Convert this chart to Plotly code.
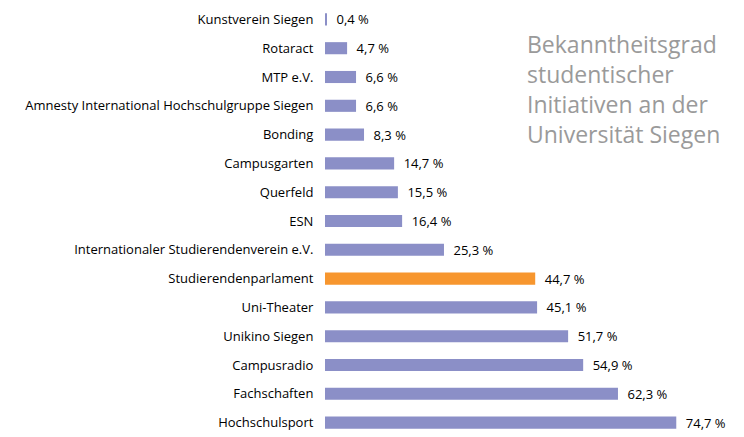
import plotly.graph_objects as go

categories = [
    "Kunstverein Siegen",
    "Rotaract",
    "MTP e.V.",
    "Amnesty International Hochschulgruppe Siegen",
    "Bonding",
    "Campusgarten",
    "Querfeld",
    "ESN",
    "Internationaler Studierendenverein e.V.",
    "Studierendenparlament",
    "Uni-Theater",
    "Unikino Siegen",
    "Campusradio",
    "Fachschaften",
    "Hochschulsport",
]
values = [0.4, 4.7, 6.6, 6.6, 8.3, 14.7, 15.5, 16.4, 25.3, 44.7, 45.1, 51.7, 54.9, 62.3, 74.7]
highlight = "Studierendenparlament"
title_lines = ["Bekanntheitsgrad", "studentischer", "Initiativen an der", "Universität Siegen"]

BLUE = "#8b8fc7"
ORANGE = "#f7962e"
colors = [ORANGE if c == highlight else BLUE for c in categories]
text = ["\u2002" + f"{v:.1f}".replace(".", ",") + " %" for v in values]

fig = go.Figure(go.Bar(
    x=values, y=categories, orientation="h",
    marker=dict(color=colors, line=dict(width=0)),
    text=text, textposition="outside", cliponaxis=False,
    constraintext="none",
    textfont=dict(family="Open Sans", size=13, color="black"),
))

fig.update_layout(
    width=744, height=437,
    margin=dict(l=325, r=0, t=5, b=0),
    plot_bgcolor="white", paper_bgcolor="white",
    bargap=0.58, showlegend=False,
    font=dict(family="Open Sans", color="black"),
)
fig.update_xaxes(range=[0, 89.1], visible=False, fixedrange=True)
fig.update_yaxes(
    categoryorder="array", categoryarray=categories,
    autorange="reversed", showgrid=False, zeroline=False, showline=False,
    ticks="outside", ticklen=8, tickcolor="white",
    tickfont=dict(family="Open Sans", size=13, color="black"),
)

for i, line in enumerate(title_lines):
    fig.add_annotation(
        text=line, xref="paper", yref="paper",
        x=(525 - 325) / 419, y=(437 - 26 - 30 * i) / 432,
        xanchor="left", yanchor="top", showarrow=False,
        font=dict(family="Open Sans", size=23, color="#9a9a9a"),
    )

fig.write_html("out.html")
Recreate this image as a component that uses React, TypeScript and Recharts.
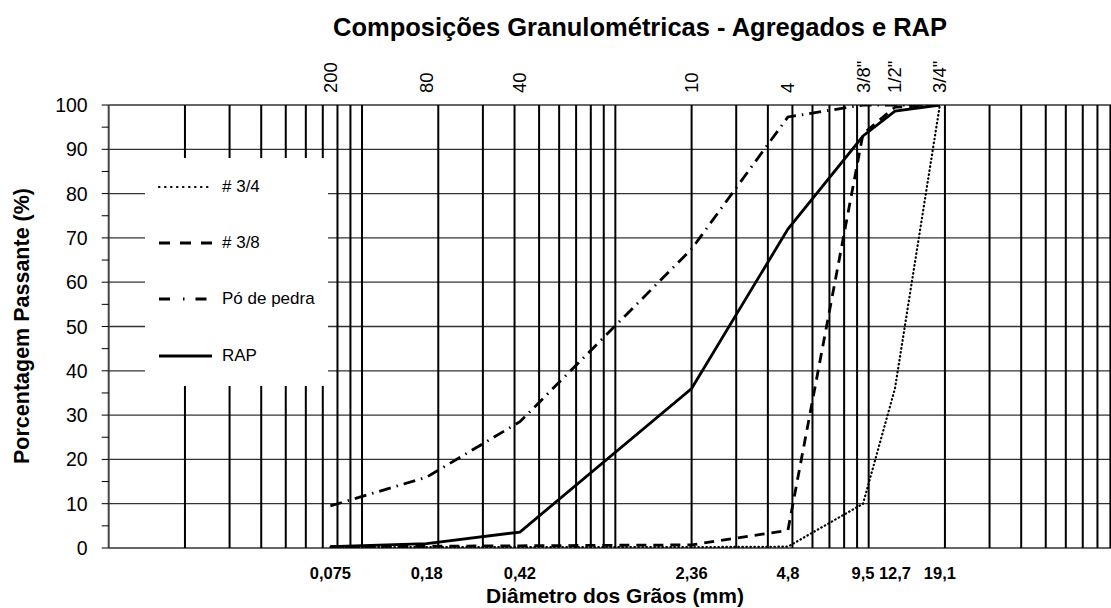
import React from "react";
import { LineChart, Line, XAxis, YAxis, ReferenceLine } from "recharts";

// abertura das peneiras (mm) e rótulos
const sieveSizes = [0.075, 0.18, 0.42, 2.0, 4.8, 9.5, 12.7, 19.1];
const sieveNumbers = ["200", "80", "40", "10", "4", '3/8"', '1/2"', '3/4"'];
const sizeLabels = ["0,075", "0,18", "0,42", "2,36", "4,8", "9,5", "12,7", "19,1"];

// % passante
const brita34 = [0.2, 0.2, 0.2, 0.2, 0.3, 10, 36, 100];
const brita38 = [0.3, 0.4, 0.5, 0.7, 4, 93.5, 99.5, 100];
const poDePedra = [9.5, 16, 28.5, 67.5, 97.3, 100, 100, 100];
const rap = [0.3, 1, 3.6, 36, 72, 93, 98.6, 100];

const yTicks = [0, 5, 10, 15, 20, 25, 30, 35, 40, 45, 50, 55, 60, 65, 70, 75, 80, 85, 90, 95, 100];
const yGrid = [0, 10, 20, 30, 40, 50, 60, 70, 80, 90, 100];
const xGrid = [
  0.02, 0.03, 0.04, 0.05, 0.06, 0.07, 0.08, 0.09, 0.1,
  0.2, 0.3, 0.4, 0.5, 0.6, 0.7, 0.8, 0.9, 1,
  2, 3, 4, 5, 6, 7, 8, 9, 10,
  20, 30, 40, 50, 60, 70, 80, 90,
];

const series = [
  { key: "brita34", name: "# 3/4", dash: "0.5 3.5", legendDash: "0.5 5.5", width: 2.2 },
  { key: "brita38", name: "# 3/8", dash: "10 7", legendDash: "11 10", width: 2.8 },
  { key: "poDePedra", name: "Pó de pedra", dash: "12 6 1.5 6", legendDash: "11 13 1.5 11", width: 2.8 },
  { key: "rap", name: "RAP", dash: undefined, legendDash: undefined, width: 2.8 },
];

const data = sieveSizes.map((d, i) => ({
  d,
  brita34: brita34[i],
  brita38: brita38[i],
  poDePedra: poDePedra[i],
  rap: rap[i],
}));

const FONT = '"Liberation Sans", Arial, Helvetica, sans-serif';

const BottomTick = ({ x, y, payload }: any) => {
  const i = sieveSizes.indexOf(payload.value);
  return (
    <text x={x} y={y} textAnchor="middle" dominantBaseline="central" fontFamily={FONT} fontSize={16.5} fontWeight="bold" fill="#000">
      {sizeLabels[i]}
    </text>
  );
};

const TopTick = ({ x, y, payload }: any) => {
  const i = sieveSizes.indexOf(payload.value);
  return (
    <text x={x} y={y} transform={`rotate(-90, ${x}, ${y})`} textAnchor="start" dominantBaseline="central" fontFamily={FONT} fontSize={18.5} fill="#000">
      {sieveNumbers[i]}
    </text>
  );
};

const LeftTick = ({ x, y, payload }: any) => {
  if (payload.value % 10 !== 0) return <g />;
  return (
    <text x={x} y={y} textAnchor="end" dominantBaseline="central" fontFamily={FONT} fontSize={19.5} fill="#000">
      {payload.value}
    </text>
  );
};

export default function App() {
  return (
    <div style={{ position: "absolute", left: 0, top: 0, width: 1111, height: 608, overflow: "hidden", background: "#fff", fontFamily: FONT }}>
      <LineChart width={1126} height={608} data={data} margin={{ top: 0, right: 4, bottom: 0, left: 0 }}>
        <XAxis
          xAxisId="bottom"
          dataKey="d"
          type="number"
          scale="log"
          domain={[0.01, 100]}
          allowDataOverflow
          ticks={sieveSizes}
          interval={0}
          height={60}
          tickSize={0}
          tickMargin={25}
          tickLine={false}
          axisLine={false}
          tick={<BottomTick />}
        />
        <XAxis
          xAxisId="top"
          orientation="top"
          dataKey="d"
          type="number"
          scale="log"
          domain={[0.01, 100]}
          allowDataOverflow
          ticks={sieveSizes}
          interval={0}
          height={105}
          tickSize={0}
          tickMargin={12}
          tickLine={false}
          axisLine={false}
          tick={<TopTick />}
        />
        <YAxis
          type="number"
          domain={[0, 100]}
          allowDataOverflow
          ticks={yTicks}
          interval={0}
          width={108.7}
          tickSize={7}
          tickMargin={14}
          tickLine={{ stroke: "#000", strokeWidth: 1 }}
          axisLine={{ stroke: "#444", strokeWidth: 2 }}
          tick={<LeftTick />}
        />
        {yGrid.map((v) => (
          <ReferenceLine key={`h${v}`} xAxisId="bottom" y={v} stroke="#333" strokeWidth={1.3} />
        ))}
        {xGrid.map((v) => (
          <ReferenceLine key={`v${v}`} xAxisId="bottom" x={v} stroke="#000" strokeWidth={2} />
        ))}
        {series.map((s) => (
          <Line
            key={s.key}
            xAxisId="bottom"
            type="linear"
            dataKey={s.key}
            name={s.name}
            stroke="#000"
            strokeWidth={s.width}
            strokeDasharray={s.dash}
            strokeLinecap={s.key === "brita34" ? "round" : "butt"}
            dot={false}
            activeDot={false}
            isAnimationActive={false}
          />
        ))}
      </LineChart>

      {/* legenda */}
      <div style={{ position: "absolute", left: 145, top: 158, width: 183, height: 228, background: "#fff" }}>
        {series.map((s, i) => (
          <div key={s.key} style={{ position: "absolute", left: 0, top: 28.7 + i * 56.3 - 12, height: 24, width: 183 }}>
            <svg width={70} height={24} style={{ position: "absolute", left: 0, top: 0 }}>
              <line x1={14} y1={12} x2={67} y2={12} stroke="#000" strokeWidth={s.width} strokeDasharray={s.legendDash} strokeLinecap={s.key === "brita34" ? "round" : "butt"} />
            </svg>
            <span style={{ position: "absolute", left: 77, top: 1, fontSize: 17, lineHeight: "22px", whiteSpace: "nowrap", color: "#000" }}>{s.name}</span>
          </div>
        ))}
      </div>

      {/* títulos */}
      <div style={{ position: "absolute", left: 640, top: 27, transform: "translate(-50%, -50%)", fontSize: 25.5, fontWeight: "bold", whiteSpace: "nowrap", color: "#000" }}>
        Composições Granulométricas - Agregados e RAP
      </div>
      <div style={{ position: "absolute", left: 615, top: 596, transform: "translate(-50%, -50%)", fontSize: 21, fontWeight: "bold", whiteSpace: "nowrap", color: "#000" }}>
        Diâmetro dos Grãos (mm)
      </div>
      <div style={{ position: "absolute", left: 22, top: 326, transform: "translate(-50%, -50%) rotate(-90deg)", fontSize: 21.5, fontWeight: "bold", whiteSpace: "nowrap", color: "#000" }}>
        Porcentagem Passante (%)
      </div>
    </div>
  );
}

_What you are asked to do_
Select all lines in the listing above where the word "this" appears, and show them.

_Expected answer_
Convert this chart to Plotly code.
Recreate this image as a component that uses React, TypeScript and Recharts.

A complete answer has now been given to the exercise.